Curious if you're testing any new conversion tactics or if the plan is still "more emails, more postcards."

Worth 12 minutes to share what's working at a few peer schools?

Best,
[Your Name]


Day 3 – Follow-up with Social Proof

Subject: How [Similar University] stopped losing 23% of admits
Preview: A 3-sentence playbook for yield

[First Name],

[Similar University] was losing almost a quarter of admitted students to cheaper state schools. They swapped generic drip campaigns for behavior-triggered nudges — and added $4.2M in net tuition revenue in one cycle.

I have a 2-page breakdown. Want me to send it?

[Your Name]


Day 7 – Final Breakup

Subject: Worth a quick chat?
Preview: Last email — leaving this here

[First Name],

I'm clearly not great at reading minds, so I'll stop guessing what you need.

If enrollment conversion is a priority this year, I've got a dead-simple framework that's worked for 12 schools with a similar profile to [University].

If not, no worries. Just wanted to make sure you had it.

[Your Name]


Each message stays between 50 and 100 words. No attachments. No calendar links (unless you see high interest). The Day 7 email is intentionally self-deprecating — it disarms gatekeepers and gives the prospect a low-pressure way to respond.

I've seen a 9-12% reply rate on this sequence when the list is tight and the timing is right. Enrollment execs are drowning in vendor pitches; brevity and a clear link to student outcomes stand out immediately.


Step 4: Send the Sequence Directly from Origami

This is where Origami eliminates the usual chaos.

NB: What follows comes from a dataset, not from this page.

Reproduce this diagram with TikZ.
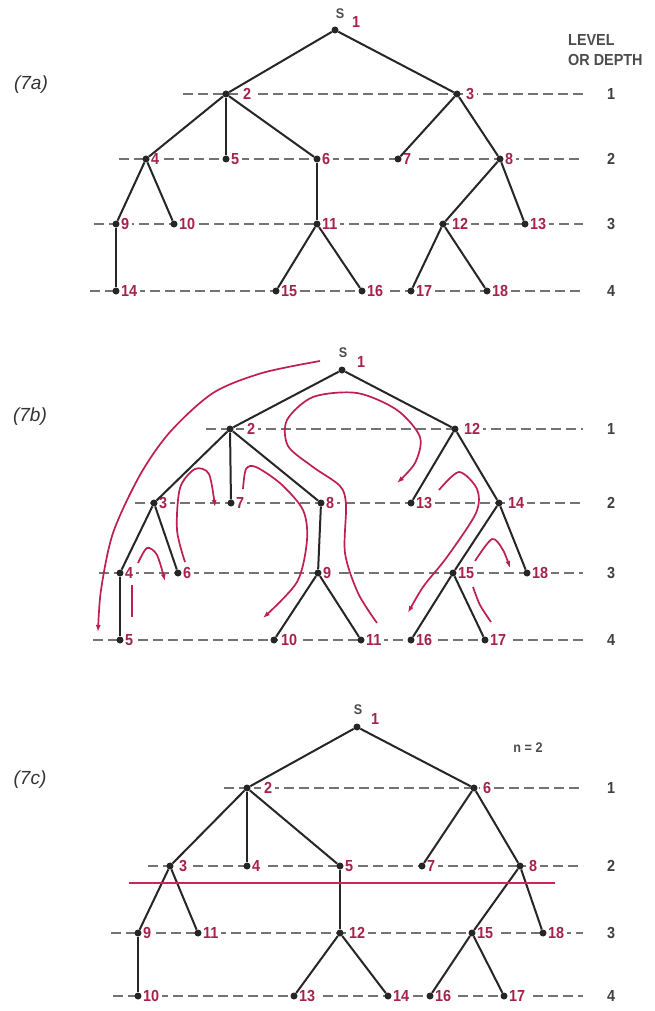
\documentclass[tikz,border=0pt]{standalone}
\usepackage{fontspec}
\setmainfont{Liberation Sans}
\newfontfamily\labfam[FakeStretch=0.9]{Liberation Sans}
\usetikzlibrary{arrows.meta}
\definecolor{labred}{RGB}{165,35,75}
\definecolor{arrred}{RGB}{190,30,80}
\definecolor{linered}{RGB}{205,40,85}
\pgfdeclarelayer{bg}
\pgfsetlayers{bg,main}
\newcommand\TreeNode[5][2]{%
  \node[lbl,anchor=west] (#2l) at ([xshift=#1pt]#3,#4) {#5};
  \node[dot] (#2) at (#3,#4) {};}
\tikzset{
  dot/.style={circle,fill=black!85,inner sep=0pt,minimum size=7pt},
  lbl/.style={font=\labfam\fontsize{16}{16}\selectfont\bfseries,text=labred,fill=white,inner ysep=1pt,inner xsep=3pt},
  levnum/.style={font=\labfam\fontsize{16}{16}\selectfont\bfseries,text=black!75,inner sep=0pt},
  stext/.style={font=\labfam\fontsize{14}{14}\selectfont\bfseries,text=black!70,inner sep=0pt},
  headtext/.style={font=\labfam\fontsize{16}{16}\selectfont\bfseries,text=black!70,inner sep=0pt},
  figlab/.style={font=\itshape\fontsize{19}{19}\selectfont,text=black!80,inner sep=0pt},
  edge/.style={line width=2pt,draw=black!85},
  lev/.style={line width=1.5pt,draw=black!55,dash pattern=on 10pt off 5pt},
  trav/.style={line width=1.7pt,draw=arrred,-{Latex[length=7pt,width=5pt]}},
  travline/.style={line width=1.7pt,draw=arrred},
}
\begin{document}
\begin{tikzpicture}[x=1pt,y=-1pt]
\useasboundingbox (0,0) rectangle (655,1011);
\begin{pgfonlayer}{bg}
\fill[white] (0,0) rectangle (655,1011);
\end{pgfonlayer}

% ---------------- (7a) ----------------
\node[figlab] (la) at (31,85) {(7a)};
\node[headtext,anchor=west] (lev1) at (568,40) {LEVEL};
\node[headtext,anchor=west] (lev2) at (568,60) {OR DEPTH};
\node[dot] (a1) at (335,30) {};
\node[stext] (aS) at (340,14) {S};
\node[lbl] (aS1) at (356,22) {1};
\TreeNode[14]{a2}{226}{94}{2}
\TreeNode[6]{a3}{457}{94}{3}
\TreeNode{a4}{146}{159}{4}
\TreeNode{a5}{226}{159}{5}
\TreeNode{a6}{317}{159}{6}
\TreeNode{a7}{398}{159}{7}
\TreeNode{a8}{500}{159}{8}
\TreeNode{a9}{116}{224}{9}
\TreeNode{a10}{174}{224}{10}
\TreeNode{a11}{317}{224}{11}
\TreeNode[6]{a12}{443}{224}{12}
\TreeNode{a13}{525}{224}{13}
\TreeNode{a14}{116}{291}{14}
\TreeNode{a15}{276}{291}{15}
\TreeNode{a16}{362}{291}{16}
\TreeNode{a17}{411}{291}{17}
\TreeNode{a18}{487}{291}{18}
\begin{pgfonlayer}{bg}
\draw[lev] (183,94) -- (583,94);
\draw[lev] (119,159) -- (583,159);
\draw[lev] (94,224) -- (583,224);
\draw[lev] (90,291) -- (583,291);
\end{pgfonlayer}
\foreach \a/\b in {a1/a2,a1/a3,a2/a4,a2/a5,a2/a6,a3/a7,a3/a8,a4/a9,a4/a10,a6/a11,a8/a12,a8/a13,a9/a14,a11/a15,a11/a16,a12/a17,a12/a18}
  \draw[edge] (\a) -- (\b);
\node[levnum] (an1) at (611,94) {1};
\node[levnum] (an2) at (611,159) {2};
\node[levnum] (an3) at (611,224) {3};
\node[levnum] (an4) at (611,291) {4};

% ---------------- (7b) ----------------
\node[figlab] (lb) at (30,417) {(7b)};
\node[dot] (b1) at (342,370) {};
\node[stext] (bS) at (343,353) {S};
\node[lbl] (bS1) at (361,362) {1};
\TreeNode[14]{b2}{230}{429}{2}
\TreeNode[6]{b12}{455}{429}{12}
\TreeNode{b3}{154}{503}{3}
\TreeNode{b7}{231}{503}{7}
\TreeNode{b8}{321}{503}{8}
\TreeNode{b13}{411}{503}{13}
\TreeNode[6]{b14}{499}{503}{14}
\TreeNode{b4}{120}{573}{4}
\TreeNode{b6}{178}{573}{6}
\TreeNode{b9}{318}{573}{9}
\TreeNode{b15}{453}{573}{15}
\TreeNode{b18}{527}{573}{18}
\TreeNode{b5}{120}{640}{5}
\TreeNode[4]{b10}{274}{640}{10}
\TreeNode{b11}{361}{640}{11}
\TreeNode{b16}{411}{640}{16}
\TreeNode{b17}{485}{640}{17}
\begin{pgfonlayer}{bg}
\draw[lev] (206,429) -- (583,429);
\draw[lev] (135,503) -- (583,503);
\draw[lev] (99,573) -- (583,573);
\draw[lev] (93,640) -- (583,640);
\end{pgfonlayer}
\foreach \a/\b in {b1/b2,b1/b12,b2/b3,b2/b7,b2/b8,b3/b4,b3/b6,b4/b5,b8/b9,b9/b10,b9/b11,b12/b13,b12/b14,b14/b15,b14/b18,b15/b16,b15/b17}
  \draw[edge] (\a) -- (\b);
\node[levnum] (bn1) at (611,429) {1};
\node[levnum] (bn2) at (611,503) {2};
\node[levnum] (bn3) at (611,573) {3};
\node[levnum] (bn4) at (611,640) {4};
% traversal arrows
\draw[trav] plot[smooth] coordinates {(320,361) (262,373) (213,393) (170,432) (140,475) (113,533) (101,590) (98,632)};
\draw[travline] (132,585) -- (132,617);
\draw[trav] plot[smooth] coordinates {(138,563) (147,548) (157,555) (165,581)};
\draw[trav] plot[smooth] coordinates {(185,562) (177,530) (180,488) (195,469) (209,474) (215,507)};
\draw[trav] plot[smooth] coordinates {(243,489) (246,469) (256,467) (281,484) (303,510) (307,540) (297,582) (263,618)};
\draw[trav] plot[smooth] coordinates {(377,623) (358,593) (345,553) (346,505) (340,486) (313,467) (288,446) (287,420) (313,397) (357,393) (397,410) (420,437) (415,463) (397,483)};
\draw[trav] plot[smooth] coordinates {(439,490) (459,472) (477,489) (476,513) (447,557) (423,587) (408,613)};
\draw[trav] plot[smooth] coordinates {(475,561) (492,539) (503,550) (510,568)};
\draw[travline] plot[smooth] coordinates {(473,587) (480,605) (491,622)};

% ---------------- (7c) ----------------
\node[figlab] (lc) at (30,780) {(7c)};
\node[stext] (cn) at (528,748) {n = 2};
\node[dot] (c1) at (357,727) {};
\node[stext] (cS) at (358,710) {S};
\node[lbl] (cS1) at (375,719) {1};
\TreeNode[14]{c2}{247}{788}{2}
\TreeNode[6]{c6}{474}{788}{6}
\TreeNode[6]{c3}{170}{866}{3}
\TreeNode{c4}{247}{866}{4}
\TreeNode{c5}{340}{866}{5}
\TreeNode{c7}{422}{866}{7}
\TreeNode[6]{c8}{520}{866}{8}
\TreeNode{c9}{138}{933}{9}
\TreeNode{c11}{198}{933}{11}
\TreeNode[6]{c12}{340}{933}{12}
\TreeNode{c15}{472}{933}{15}
\TreeNode{c18}{543}{933}{18}
\TreeNode{c10}{138}{996}{10}
\TreeNode{c13}{294}{996}{13}
\TreeNode{c14}{388}{996}{14}
\TreeNode{c16}{430}{996}{16}
\TreeNode{c17}{504}{996}{17}
\begin{pgfonlayer}{bg}
\draw[lev] (224,788) -- (583,788);
\draw[lev] (148,866) -- (583,866);
\draw[lev] (111,933) -- (583,933);
\draw[lev] (113,996) -- (583,996);
\end{pgfonlayer}
\foreach \a/\b in {c1/c2,c1/c6,c2/c3,c2/c4,c2/c5,c3/c9,c3/c11,c5/c12,c6/c7,c6/c8,c8/c15,c8/c18,c9/c10,c12/c13,c12/c14,c15/c16,c15/c17}
  \draw[edge] (\a) -- (\b);
\draw[line width=1.5pt,draw=linered] (129,883) -- (555,883);
\node[levnum] (cn1) at (611,788) {1};
\node[levnum] (cn2) at (611,866) {2};
\node[levnum] (cn3) at (611,933) {3};
\node[levnum] (cn4) at (611,996) {4};
\end{tikzpicture}
\end{document}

Once your sequence is ready (either pasted or agent-generated), you:

  1. Select your refined list.
  2. Confirm the delay cadence — Day 1, Day 3, Day 7 (or adjust as needed).
  3. Hit "Launch."

No exporting CSVs. No syncing with a separate email tool. Origami's built-in email sequencer sends every step automatically.

What you see in the dashboard

  • Sending & tracking: Opens, clicks, and replies all in the same interface where you built the list. There's no "did I email this person?" panic.
  • Prospect context: When you look at a contact's activity, you still see their enriched profile — title, company, tools used. That context reminds you exactly why you reached out, especially helpful when a reply lands six days later.
  • Automatic un-enrollment: If anyone replies, they exit the sequence automatically. You'll never accidentally send a breakup email after someone says "Sure, let's talk Thursday."
  • Real-time alerts: Origami flags replies that contain booking intent, so you can prioritize those immediately.

One platform, end to end. List-building, refinement, sequencing, sending, tracking — all in Origami. Paid plans include the sequencer; you're only paying for the credits that enriched the leads. The sending itself is free.

Expected response rates for enrollment executives

From campaigns I've run targeting this exact audience:

  • Open rates: 38-52% (subject lines mentioning the university name help)
  • Reply rates: 10-15% on a clean, segmented list of 80-120 contacts
  • Meeting booked rate: 4-7% (about 1 in 20 sends turns into a qualified meeting)

If your reply rate drops below 5%, iterate on messaging first — enrollment execs care about different angles depending on their institution's pressure points (yield vs. enrollment growth vs. net revenue). If messaging tweaks don't move the needle, revisit your list quality. A "Director of Enrollment" at a for-profit online university has very different priorities than one at a small liberal arts college.